You may notice that typing about:crashes in Firefox brings up all the crashes that have occurred in your browser. Do you ever wonder the process of how Firefox engineers look into these crash reports and analyze them? In this post, I'll be talking about the crash triage process that I've been involved in for the past few months and hopefully, you can find it interesting.

This is a group of people whose responsibilities are filing bugs for Nightly crashes if they are valid. It is a small group of engineers so we do a weekly rotation to respect everyone's time which also ensures that we have coverage on each day.

As you probably aware already, there are two Nightly builds get released every day, and both of them need to be triaged. However, We don't triage crashes right in the next day after the releases, because usually, it takes time for users to update their Nightly build and also takes time for crashes to occur.

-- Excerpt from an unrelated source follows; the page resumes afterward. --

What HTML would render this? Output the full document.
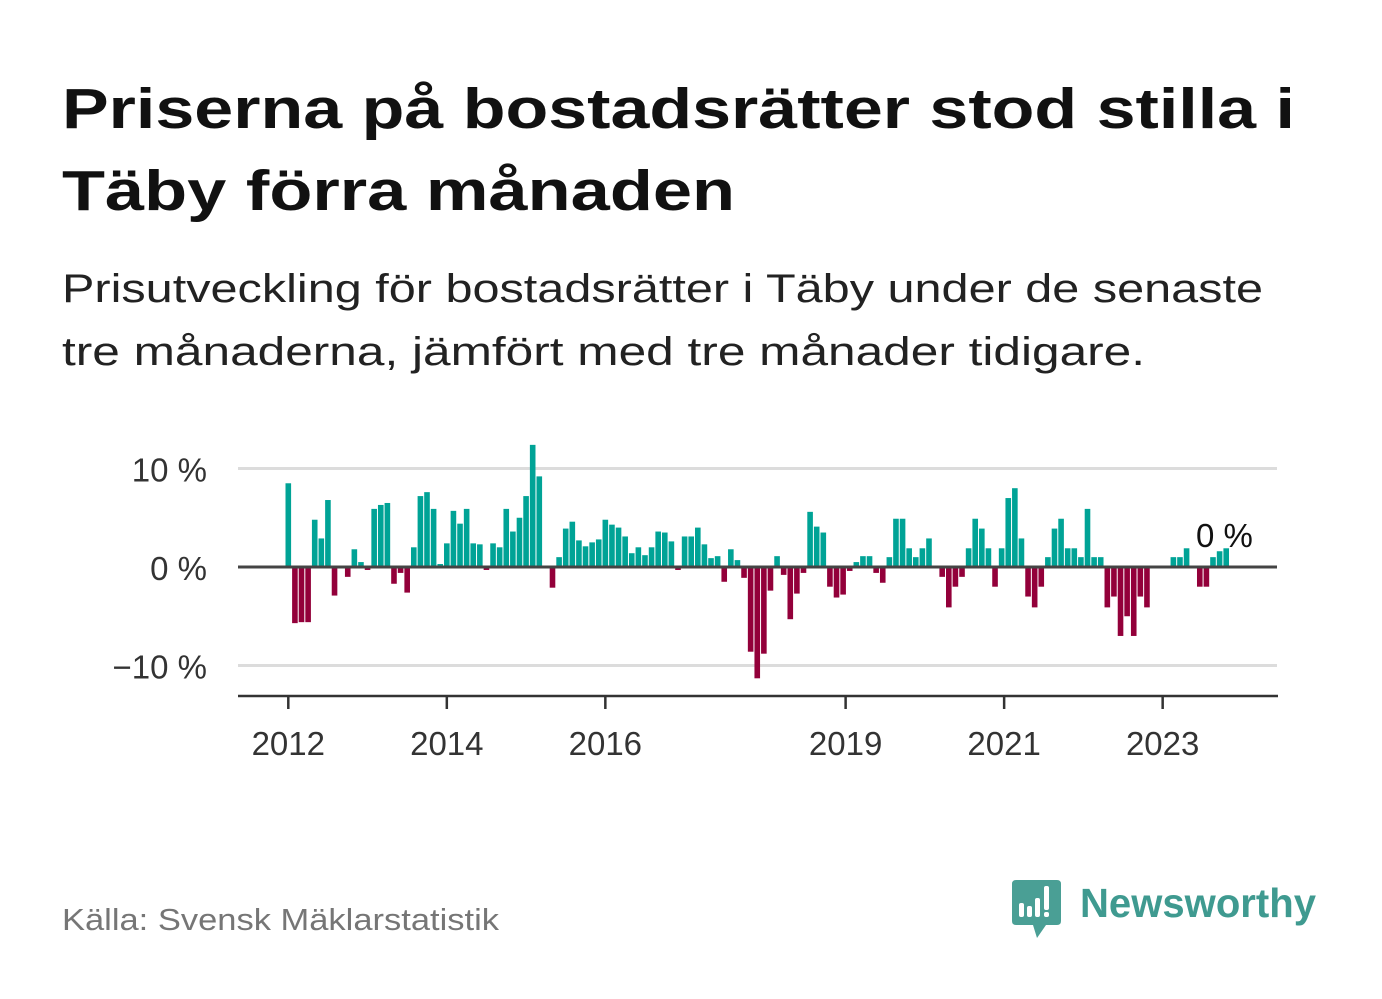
<!DOCTYPE html>
<html><head><meta charset="utf-8"><style>
html,body{margin:0;padding:0;background:#fff;}
svg{display:block;font-family:"Liberation Sans",sans-serif;}
</style></head><body>
<svg id="chart" width="1382" height="999" viewBox="0 0 1382 999" xmlns="http://www.w3.org/2000/svg">
<text x="62" y="128" font-size="57" font-weight="bold" fill="#111" textLength="1233" lengthAdjust="spacingAndGlyphs">Priserna på bostadsrätter stod stilla i</text>
<text x="62" y="210" font-size="57" font-weight="bold" fill="#111" textLength="673" lengthAdjust="spacingAndGlyphs">Täby förra månaden</text>
<text x="62" y="302" font-size="40" fill="#222" textLength="1201" lengthAdjust="spacingAndGlyphs">Prisutveckling för bostadsrätter i Täby under de senaste</text>
<text x="62" y="365" font-size="40" fill="#222" textLength="1083" lengthAdjust="spacingAndGlyphs">tre månaderna, jämfört med tre månader tidigare.</text>
<g id="grid"></g>
<g id="bars"></g>
<g id="axes"></g>
<text x="1196" y="547" font-size="33" fill="#111">0 %</text>
<text x="62" y="930" font-size="31" fill="#767676" textLength="437" lengthAdjust="spacingAndGlyphs">Källa: Svensk Mäklarstatistik</text>
<g>
<path d="M1016 880 H1057 Q1061 880 1061 884 V921 Q1061 925 1057 925 H1046 L1037 938 L1033 925 H1016 Q1012 925 1012 921 V884 Q1012 880 1016 880 Z" fill="#4a9f95"/>
<rect x="1019" y="903" width="5" height="14" rx="2" fill="#fff"/>
<rect x="1027" y="906" width="5" height="11" rx="2" fill="#fff"/>
<rect x="1035" y="898" width="5" height="19" rx="2" fill="#fff"/>
<rect x="1044" y="886" width="5" height="24" rx="2" fill="#fff"/>
<rect x="1044" y="912" width="5" height="5" rx="2" fill="#fff"/>
<text x="1080" y="917" font-size="41" font-weight="bold" fill="#3f9a90" textLength="236" lengthAdjust="spacingAndGlyphs">Newsworthy</text>
</g>
<script>
const values = [8.5,-5.7,-5.6,-5.6,4.8,2.9,6.8,-2.9,0,-1.0,1.8,0.5,-0.3,5.9,6.3,6.5,-1.7,-0.6,-2.6,2.0,7.2,7.6,5.9,0.3,2.4,5.7,4.4,5.9,2.4,2.3,-0.3,2.4,2.0,5.9,3.6,5.0,7.2,12.4,9.2,0,-2.1,1.0,3.9,4.6,2.7,2.1,2.5,2.8,4.8,4.3,4.0,3.1,1.4,2.0,1.2,2.0,3.6,3.5,2.6,-0.3,3.1,3.1,4.0,2.3,0.9,1.1,-1.5,1.8,0.7,-1.1,-8.6,-11.3,-8.8,-2.4,1.1,-0.8,-5.3,-2.7,-0.6,5.6,4.1,3.5,-2.0,-3.1,-2.8,-0.4,0.5,1.1,1.1,-0.6,-1.6,1.0,4.9,4.9,1.9,1.0,1.9,2.9,0,-1.0,-4.1,-2.0,-1.0,1.9,4.9,3.9,1.9,-2.0,1.9,7.0,8.0,2.9,-3.0,-4.1,-2.0,1.0,3.9,4.9,1.9,1.9,1.0,5.9,1.0,1.0,-4.1,-3.0,-7.0,-5.0,-7.0,-3.0,-4.1,0,0,0,1.0,1.0,1.9,0,-2.0,-2.0,1.0,1.6,1.9];
const yTicks = [10,0,-10];
const yTickLabels = ["10 %","0 %","\u221210 %"];
const xTickIdx = [0,24,48,84,108,132];
const xTickLabels = ["2012","2014","2016","2019","2021","2023"];
const NS="http://www.w3.org/2000/svg";
function xs(i){return 288.3+6.605*i;}
function ys(v){return 567-9.85*v;}
const grid=document.getElementById('grid'),bars=document.getElementById('bars'),axes=document.getElementById('axes');
function mk(tag,attrs,parent){const e=document.createElementNS(NS,tag);for(const k in attrs)e.setAttribute(k,attrs[k]);parent.appendChild(e);return e;}
yTicks.forEach((t,k)=>{
  if(t!==0){const l=mk('line',{x1:238,x2:1277,y1:ys(t),y2:ys(t),stroke:'#dcdcdc','stroke-width':3},grid);
  
  }
  const tx=mk('text',{x:207,y:ys(t)+13,'font-size':33,fill:'#333','text-anchor':'end'},axes);
  tx.textContent=yTickLabels[k];
  
  
});
values.forEach((v,i)=>{
  if(v===0)return;
  const y0=ys(0),y1=ys(v);
  const r=mk('rect',{x:xs(i)-2.8,width:5.6,y:Math.min(y0,y1),height:Math.abs(y1-y0),fill:v>0?'#00a396':'#93003a'},bars);
  
  
});
const z=mk('line',{x1:238,x2:1277,y1:ys(0),y2:ys(0),stroke:'#444','stroke-width':3},axes);


const xa=mk('line',{x1:238,x2:1278,y1:696,y2:696,stroke:'#333','stroke-width':2.5},axes);


xTickIdx.forEach((ix,k)=>{
  const x=xs(ix)+(k>=3?2.5:0);
  const t=mk('line',{x1:x,x2:x,y1:696,y2:709,stroke:'#333','stroke-width':2.5},axes);
  
  
  const tx=mk('text',{x:x,y:755,'font-size':33,fill:'#333','text-anchor':'middle'},axes);
  tx.textContent=xTickLabels[k];
  
  
});
</script>
</svg>
</body></html>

Crash reports come with a lot of information, pretty much everything relates to the crash are included, such as crash reasons, crash addresses and crash stacks. Note that no personal identified information is included in the crash reports, so it's impossible to correlate crash reports to individual users. Most of the time, we don't need to check all the fields to tell what's going on.

Bugs We File

There are some approaches that we try to follow to avoid filing bugs that are not actionable, but also make sure we don't miss any potential bugs.

Common Crashes

OOM

Out-of-Memory crashes are common and not actionable usually. However, we should still valid the validness of them.

Generally, there are two things we want to look at:

The Above image shows a bizarre crash report I noticed one day as the allocation size was huge. So I filed bug 167475 for it.

Bad Memory Bits

Some crashes are just caused by bad hardware such as bad memory bits. This is actually quite common crash reports.

The way to identify them is by expanding the crash reports to show other existing crashes that have the same signature. And if every crash has a different crash reason and crash addresses, then it is very likely that this is a bad memory bit crash.

Here's an example of bad memory bits crash. If we expand the report to view other crashes, we can see they all have different crash addresses. For this particular example, some addresses are very close to 0 which seem like a null pointer crash, on the other hand, some addresses are far away from 0.

Here's the screenshot of the crash addresses.

In addition to the above reason, the call stack of this crash shows that it is in the garbage collector code. Garbage collector would sweep lots of memory so users have bad memory bits are very likely going to crash.

Shutdown Hang

Shutdown hangs are also quite common in crash reports, and it drove me nuts in the beginning. The signature usually looks similar to [@ IPCError-browser | ShutDownKill. However, the fact is they are not real crashes. They are reports for slow shutdowns. The call stacks reported doesn't indicate where it crashes, in fact they are snapshots of the content process that was told to shutdown but didn't manage to do so within a 20 seconds limit.

There are two possible causes here.

  1. Content process was slow to respond
    • We don't want to file bugs for this reason because there isn't much we can do unless improving the speed of shutdown
  2. Content process was deadlocked while trying to shutdown
    • This is something we care about and actionable

There are a couple of steps that I follow to investigate these bugs.

  1. Expand the date range to include more reports by clicking the More Reports button to increase the date range to at least a month.
  2. Check the ipc shutdown state table under the aggregation tab. The value could be either RecvShutdown or SendFinishShutdown by a content process while it's shutting down.
    • If the table has multiple values, then it's likely that it's slow shutdown,
  3. Check the call stack to see if there's mozilla::dom::ContentChild::RecvShutdown() method. This occurrence of this method indicates that content process had received the shutdown IPC message and had started shutting down. It's likely that the process was just slow to shutdown if you see this method, however it is possible that the process might still get stuck after it had received the message.
  4. If the content process didn't receive the shutdown message. Then it's a clear sign of a potential deadlock. You should look at the call stack and see if you can find an issue there.
bug 1658429 is an example of potential deadlocks as it appears to be that the content process was waiting for the parent process, however the parent process had started to shutdown.

Nightly Triage rotation made me gained a lot of knowledge regards bug triaging and crash report analyzing, and I found they were extremely useful. The knowledge I gained not only helped me to do my work better, but they also expanded my knowledge about system programming, which is something that I always want to know more about.

Hope you find this article helpful!